Bull is the second album by the Canadian band Bootsauce, released on February 7, 1992, on Polygram.[2][3][4] It achieved Gold status in Canada in five weeks.[5][6] "Love Monkey #9", "Whatcha' Need" and "Big, Bad & Groovy" were released as singles. The album was nominated for a Juno Award, in the "Best Album Design" category.[7] It is their first album with their permanent drummer John Lalley.
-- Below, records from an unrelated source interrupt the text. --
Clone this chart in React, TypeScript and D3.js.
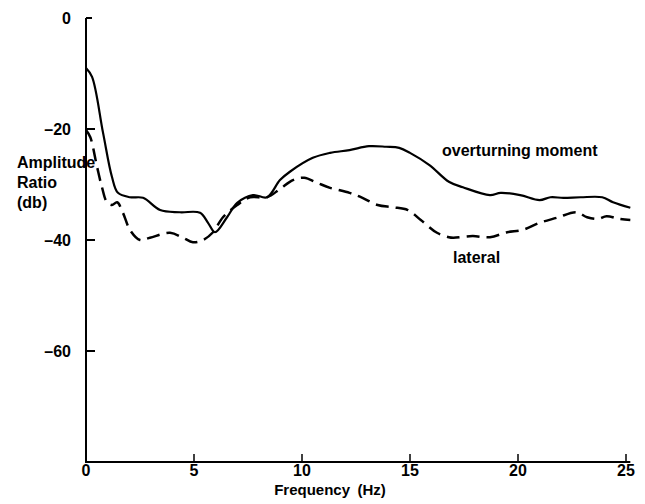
import React from "react";
import * as d3 from "d3";

const overturningFreq = [0, 0.28, 0.79, 1.2, 1.48, 2.04, 2.64, 3.43, 4.35, 5.28, 5.65, 5.97, 6.53, 7.0, 7.73, 8.38, 8.98, 9.44, 10.5, 11.3, 12.2, 13.1, 13.9, 14.5, 15.0, 15.9, 16.8, 17.45, 18.7, 19.2, 20.1, 21.0, 21.5, 22.1, 22.9, 23.9, 24.4, 25.2];
const overturningDb = [-9.0, -10.6, -20.7, -28.6, -31.5, -32.3, -32.4, -34.6, -35.0, -35.1, -36.9, -38.6, -35.9, -33.3, -31.9, -32.3, -29.2, -27.7, -25.2, -24.3, -23.8, -23.1, -23.2, -23.4, -24.3, -26.5, -29.5, -30.5, -31.9, -31.5, -31.9, -32.8, -32.3, -32.4, -32.3, -32.3, -33.2, -34.2];

const lateralFreq = [0, 0.2, 0.51, 0.74, 0.97, 1.2, 1.44, 1.71, 2.04, 2.5, 2.96, 3.89, 4.49, 4.95, 5.42, 5.88, 6.34, 7.0, 7.6, 8.38, 8.98, 9.58, 10.1, 10.7, 11.3, 12.2, 12.8, 13.5, 14.2, 14.9, 15.5, 16.25, 16.8, 17.0, 17.9, 18.7, 19.5, 20.2, 21.0, 21.8, 22.7, 23.2, 23.7, 24.1, 24.7, 25.2];
const lateralDb = [-20.2, -21.5, -26.8, -30.5, -33.2, -33.7, -33.2, -35.1, -38.2, -40.0, -39.6, -38.7, -39.6, -40.4, -40.0, -38.6, -35.9, -33.7, -32.3, -32.3, -30.8, -29.2, -28.8, -29.7, -30.6, -31.5, -32.4, -33.7, -34.1, -34.6, -36.4, -38.7, -39.5, -39.6, -39.3, -39.5, -38.6, -38.2, -36.9, -36.0, -35.0, -35.9, -36.2, -35.7, -36.2, -36.4];

const xTicks = [0, 5, 10, 15, 20, 25];
const yTicks = [0, -20, -40, -60];
const yLabelLines = ["Amplitude", "Ratio", "(db)"];

const FONT = "'Liberation Sans', Arial, sans-serif";

export default function App() {
  const W = 645, H = 504;
  const x = d3.scaleLinear().domain([0, 25]).range([86, 626]);
  const y = d3.scaleLinear().domain([-80, 0]).range([462, 18]);

  const line = d3
    .line<[number, number]>()
    .x((d) => x(d[0]))
    .y((d) => y(d[1]))
    .curve(d3.curveCatmullRom.alpha(0.5));

  const over = overturningFreq.map((f, i) => [f, overturningDb[i]] as [number, number]);
  const lat = lateralFreq.map((f, i) => [f, lateralDb[i]] as [number, number]);

  return (
    <svg
      width={W}
      height={H}
      style={{ position: "absolute", left: 0, top: 0, background: "#fff" }}
      fontFamily={FONT}
      fontWeight="bold"
    >
      {/* axes */}
      <line x1={x(0)} x2={x(0)} y1={y(0)} y2={y(-80)} stroke="#000" strokeWidth={2} />
      <line x1={x(0) - 1} x2={x(25.2)} y1={y(-80)} y2={y(-80)} stroke="#000" strokeWidth={2} />
      {yTicks.map((t) => (
        <g key={"y" + t}>
          <line x1={x(0)} x2={x(0) + (t === 0 ? 6 : 9)} y1={y(t)} y2={y(t)} stroke="#000" strokeWidth={2} />
          <text x={71} y={y(t)} dy="0.36em" textAnchor="end" fontSize={16}>
            {t === 0 ? "0" : "\u2013" + Math.abs(t)}
          </text>
        </g>
      ))}
      {xTicks.map((t) => (
        <g key={"x" + t}>
          {t > 0 && (
            <line x1={x(t)} x2={x(t)} y1={y(-80)} y2={y(-80) - 8} stroke="#000" strokeWidth={1.5} />
          )}
          <text x={x(t)} y={476} textAnchor="middle" fontSize={16}>
            {t}
          </text>
        </g>
      ))}
      <text x={330} y={495} textAnchor="middle" fontSize={15}>
        Frequency{"\u2002"}(Hz)
      </text>
      {yLabelLines.map((s, i) => (
        <text key={s} x={17} y={168 + i * 20} fontSize={16}>
          {s}
        </text>
      ))}

      {/* curves */}
      <path d={line(over) || ""} fill="none" stroke="#000" strokeWidth={2.2} strokeLinejoin="round" />
      <path
        d={line(lat) || ""}
        fill="none"
        stroke="#000"
        strokeWidth={2.5}
        strokeDasharray="13 7"
        strokeLinejoin="round"
      />

      <text x={442} y={156} fontSize={16}>
        overturning moment
      </text>
      <text x={453} y={263} fontSize={16}>
        lateral
      </text>
    </svg>
  );
}
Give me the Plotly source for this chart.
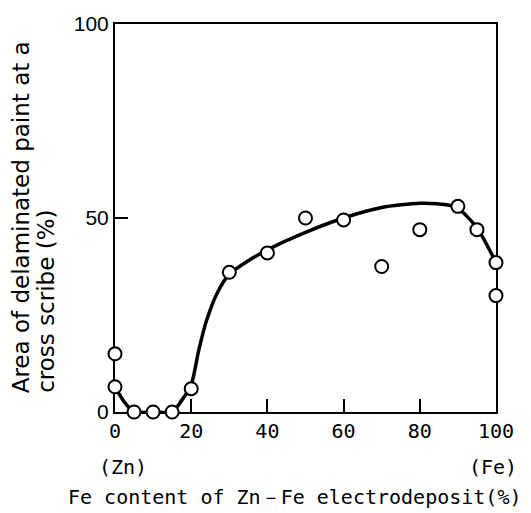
import plotly.graph_objects as go

# Measured points: Fe content (%) vs. delaminated area (%)
fe_content = [0, 0, 5, 10, 15, 20, 30, 40, 50, 60, 70, 80, 90, 95, 100, 100]
delaminated = [15, 6.5, 0, 0, 0, 6, 36, 41, 50, 49.5, 37.5, 47, 53, 47, 38.5, 30]

# Hand-fitted trend curve through the data
curve_x = [0, 2.5, 5, 10, 15, 17.5, 20, 22, 24, 27, 30, 35, 40, 50, 60, 70, 80, 87, 90, 95, 100]
curve_y = [6.5, 2.5, 0, 0, 0, 3, 7, 16, 23.5, 31, 35.5, 39, 41.8, 46.3, 50, 52.7, 53.8, 53.4, 52.5, 47.5, 38.5]

x_ticks = [0, 20, 40, 60, 80, 100]
y_ticks = [0, 50, 100]

fig = go.Figure()

fig.add_trace(go.Scatter(
    x=curve_x, y=curve_y, mode="lines",
    line=dict(color="black", width=3.5, shape="spline", smoothing=0.7),
    hoverinfo="skip", showlegend=False,
))

fig.add_trace(go.Scatter(
    x=fe_content, y=delaminated, mode="markers",
    marker=dict(symbol="circle", size=13, color="white",
                line=dict(color="black", width=2)),
    cliponaxis=False, showlegend=False,
))

fig.update_xaxes(
    range=[0, 100], tickvals=x_ticks, ticks="inside", ticklen=13,
    tickwidth=1.8, tickcolor="black", showline=True, linewidth=2.4,
    linecolor="black", mirror=True, showgrid=False, zeroline=False,
    layer="below traces",
    tickfont=dict(family="DejaVu Sans Mono", size=20, color="black"),
)
fig.update_yaxes(
    range=[0, 100], tickvals=y_ticks, ticks="inside", ticklen=13,
    tickwidth=1.8, tickcolor="black", showline=True, linewidth=2,
    linecolor="black", mirror=True, showgrid=False, zeroline=False,
    layer="below traces",
    tickfont=dict(family="Liberation Sans", size=21, color="black"),
)

mono = dict(family="DejaVu Sans Mono", size=20, color="black")
sans = dict(family="DejaVu Sans", size=23, color="black")

annotations = [
    dict(text="(Zn)", x=2.1, y=-0.142, xref="x", yref="paper",
         xanchor="center", yanchor="middle", showarrow=False, font=mono),
    dict(text="(Fe)", x=99.2, y=-0.142, xref="x", yref="paper",
         xanchor="center", yanchor="middle", showarrow=False, font=mono),
    dict(text="Fe content of Zn－Fe electrodeposit(%)", x=0.472, y=-0.218,
         xref="paper", yref="paper", xanchor="center", yanchor="middle",
         showarrow=False, font=mono),
    dict(text="Area of delaminated paint at a", x=-0.2467, y=0.043,
         xref="paper", yref="paper", xanchor="center", yanchor="bottom",
         textangle=-90, showarrow=False, font=sans),
    dict(text="cross scribe (%)", x=-0.1811, y=0.043,
         xref="paper", yref="paper", xanchor="center", yanchor="bottom",
         textangle=-90, showarrow=False, font=sans),
]

fig.update_layout(
    width=531, height=513,
    margin=dict(l=115, r=35, t=17, b=101),
    paper_bgcolor="white", plot_bgcolor="white",
    annotations=annotations,
)

fig.write_html("out.html")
RPM listed Bull as their No. 1 album to watch on February 29 1992.[14] The album reached No. 9 in Canada's Top 10 selling albums by the first week of March 1992.[15]The Ottawa Citizen reviewed it as their "top release".[16]The Gazette noted that "there is more of everything—sex, danceability, power chords, smooth balladry, samples, with singer Drew Ling's insinuating voice living up to its owner's name."[17]The Globe and Mail wrote: "Bootsauce bounds all over the musical map, mulching early Pink Floyd sci-fi rock with Public Enemy-styled rapping ('Touching Cloth'), emulating Extreme on the ballad 'What Cha' Need', resurrecting Dr. John on the New Orleans-styled 'Dog Pound', and paying tribute to Sly and the Family Stone."[18] The album peaked at No. 17 on C95 FM's Top 30 Countdown in April 1992.[19] The Edmonton Journal determined that "assertive hard rock lays the foundation for snippets of soul falsetto, New Orleans gumbo and busy, Frank Zappa-ish orchestration."[20]
"Love Monkey #9" was the album's highest-charting single. It peaked at No. 42 on the RPM100 Hit Tracks for three weeks in March 1992, spending a total of 12 weeks on the chart.[21] "Watcha' Need" was on the RPM100 for seven weeks, peaking at No. 51 for two weeks in June.[22] "Big, Bad & Groovy" charted for five weeks, peaking at No. 65 for two weeks in September.[23] The album peaked at No. 22, charting for 23 weeks from February to August.[24]